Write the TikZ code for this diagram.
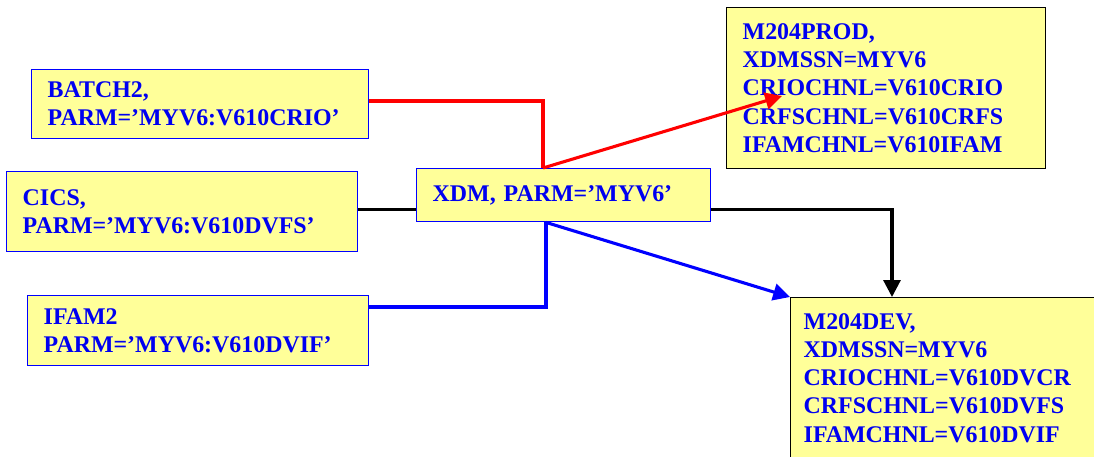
\documentclass[tikz,border=0pt]{standalone}
\usepackage{fontspec}
\setmainfont{Liberation Serif}
\usepackage{xcolor}
\usetikzlibrary{arrows.meta}
\definecolor{boxfill}{HTML}{FFFF99}
\definecolor{txtblue}{HTML}{0000F0}
\definecolor{lineblue}{HTML}{0000FF}
\definecolor{linered}{HTML}{FF0000}
\tikzset{
  jobbox/.style={draw=lineblue, line width=1pt, fill=boxfill, anchor=north west, align=left, inner xsep=0.4cm, inner ysep=0pt,
    text=txtblue, font=\bfseries\fontsize{17}{20}\selectfont},
  chnlbox/.style={jobbox, draw=black},
  jobline/.style={line width=2.2pt},
  jobarrow/.style={jobline, -{Triangle[length=0.42cm, width=0.42cm]}}
}

\begin{document}
\begin{tikzpicture}
  \useasboundingbox (0,0) rectangle (27.35,-11.425);
  \node[jobbox, text width=7.625cm, minimum height=1.725cm] (batch) at (0.775,-1.725) {BATCH2,\\PARM=’MYV6:V610CRIO’};
  \node[jobbox, text width=7.975cm, minimum height=2.0cm] (cics) at (0.15,-4.275) {CICS,\\PARM=’MYV6:V610DVFS’};
  \node[jobbox, text width=7.725cm, minimum height=1.75cm] (ifam) at (0.675,-7.375) {IFAM2\\PARM=’MYV6:V610DVIF’};
  \node[jobbox, text width=6.55cm, minimum height=1.325cm] (xdm) at (10.4,-4.2) {XDM, PARM=’MYV6’};
  \node[chnlbox, text width=7.175cm, minimum height=4.025cm] (prod) at (18.15,-0.175)
    {M204PROD,\\XDMSSN=MYV6\\CRIOCHNL=V610CRIO\\CRFSCHNL=V610CRFS\\IFAMCHNL=V610IFAM};
  \node[chnlbox, inner xsep=0.325cm, inner ysep=0.4cm, text width=7.5cm, text depth=4cm] (dev) at (19.75,-7.425)
    {M204DEV,\\XDMSSN=MYV6\\CRIOCHNL=V610DVCR\\CRFSCHNL=V610DVFS\\IFAMCHNL=V610DVIF};

  \coordinate (redtop) at ([xshift=3.175cm]xdm.north west);
  \coordinate (bluebot) at ([xshift=3.25cm]xdm.south west);
  \coordinate (redtip) at (19.55,-2.4);
  \coordinate (blacktip) at ([xshift=2.55cm]dev.north west);

  \draw[jobline, linered] ([yshift=0.08cm]batch.east) -| (redtop);
  \draw[jobarrow, linered] (redtop) -- (redtip);
  \draw[jobline, lineblue] ([yshift=-0.3cm]ifam.north east) -| (bluebot);
  \draw[jobarrow, lineblue] (bluebot) -- (dev.north west);
  \draw[jobline] ([yshift=0.05cm]cics.east) -- ([yshift=0.05cm]cics.east -| xdm.west);
  \draw[jobarrow] ([yshift=0.05cm]cics.east -| xdm.east) -| (blacktip);
\end{tikzpicture}
\end{document}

+---+

» Problem requirements: Your copy of the data above should match it exactly, except that pictures are left out.

» Exercise result:
Write the TikZ code for this diagram.
\documentclass[tikz,border=0pt]{standalone}
\usepackage{fontspec}
\setmainfont{Liberation Serif}
\usepackage{xcolor}
\usetikzlibrary{arrows.meta}
\definecolor{boxfill}{HTML}{FFFF99}
\definecolor{txtblue}{HTML}{0000F0}
\definecolor{lineblue}{HTML}{0000FF}
\definecolor{linered}{HTML}{FF0000}
\tikzset{
  jobbox/.style={draw=lineblue, line width=1pt, fill=boxfill, anchor=north west, align=left, inner xsep=0.4cm, inner ysep=0pt,
    text=txtblue, font=\bfseries\fontsize{17}{20}\selectfont},
  chnlbox/.style={jobbox, draw=black},
  jobline/.style={line width=2.2pt},
  jobarrow/.style={jobline, -{Triangle[length=0.42cm, width=0.42cm]}}
}

\begin{document}
\begin{tikzpicture}
  \useasboundingbox (0,0) rectangle (27.35,-11.425);
  \node[jobbox, text width=7.625cm, minimum height=1.725cm] (batch) at (0.775,-1.725) {BATCH2,\\PARM=’MYV6:V610CRIO’};
  \node[jobbox, text width=7.975cm, minimum height=2.0cm] (cics) at (0.15,-4.275) {CICS,\\PARM=’MYV6:V610DVFS’};
  \node[jobbox, text width=7.725cm, minimum height=1.75cm] (ifam) at (0.675,-7.375) {IFAM2\\PARM=’MYV6:V610DVIF’};
  \node[jobbox, text width=6.55cm, minimum height=1.325cm] (xdm) at (10.4,-4.2) {XDM, PARM=’MYV6’};
  \node[chnlbox, text width=7.175cm, minimum height=4.025cm] (prod) at (18.15,-0.175)
    {M204PROD,\\XDMSSN=MYV6\\CRIOCHNL=V610CRIO\\CRFSCHNL=V610CRFS\\IFAMCHNL=V610IFAM};
  \node[chnlbox, inner xsep=0.325cm, inner ysep=0.4cm, text width=7.5cm, text depth=4cm] (dev) at (19.75,-7.425)
    {M204DEV,\\XDMSSN=MYV6\\CRIOCHNL=V610DVCR\\CRFSCHNL=V610DVFS\\IFAMCHNL=V610DVIF};

  \coordinate (redtop) at ([xshift=3.175cm]xdm.north west);
  \coordinate (bluebot) at ([xshift=3.25cm]xdm.south west);
  \coordinate (redtip) at (19.55,-2.4);
  \coordinate (blacktip) at ([xshift=2.55cm]dev.north west);

  \draw[jobline, linered] ([yshift=0.08cm]batch.east) -| (redtop);
  \draw[jobarrow, linered] (redtop) -- (redtip);
  \draw[jobline, lineblue] ([yshift=-0.3cm]ifam.north east) -| (bluebot);
  \draw[jobarrow, lineblue] (bluebot) -- (dev.north west);
  \draw[jobline] ([yshift=0.05cm]cics.east) -- ([yshift=0.05cm]cics.east -| xdm.west);
  \draw[jobarrow] ([yshift=0.05cm]cics.east -| xdm.east) -| (blacktip);
\end{tikzpicture}
\end{document}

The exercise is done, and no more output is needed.